The Platform Compliance profiler helps determine whether the profiled application can work on a specific operating system. This topic provides the Platform Compliance profiler overview.
The Platform Compliance profiler helps you determine whether the profiled application is compatible with different operating systems. It analyzes calls to system libraries and checks which platform supports them and how. The analysis is done against a database which is part of the AQTime installation.
The Platform Compliance profiler is a static profiler. This means that it does not start the profiled application when you run the profiler, it analyzes its code.
Unlike other profilers, it does not require that the application be compiled with debug information.
The profiler analyzes unmanaged modules only.
When checking calls to system functions, the profiler analyzes the table of imported functions of the profiled module(s). This table is created by the compiler, and it includes “statically-linked” libraries (that is, the libraries whose names are known during the compilation). The profiler neither tracks, nor analyzes calls to system libraries that are loaded dynamically (that is, during the application run).

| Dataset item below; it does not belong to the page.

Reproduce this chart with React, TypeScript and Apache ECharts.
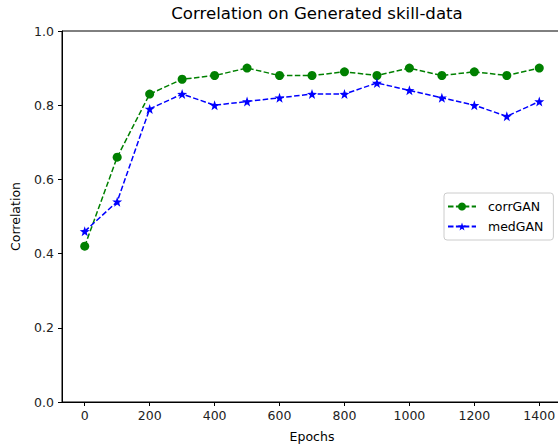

Typically, the Platform Compliance profiler generates lots of results, because by default it analyzes all the calls to system libraries it can detect. To simplify the analysis of results, you can narrow down the profiling scope and focus on certain libraries only. To do this, you define profiling areas in your project. For complete information on using areas with the Platform Compliance profiler, see Excluding Unnecessary Functions From Analysis.
In Visual Basic, statically linked calls are calls defined through the
DECLARE statement. If your VB application uses only the MSVBVM50 (Visual Basic 5.0) or MSVBVM60 (Visual Basic 6.0) libraries and uses no
DECLARE of its own, the Platform Compliance profiler will yield no information at all in the Report panel.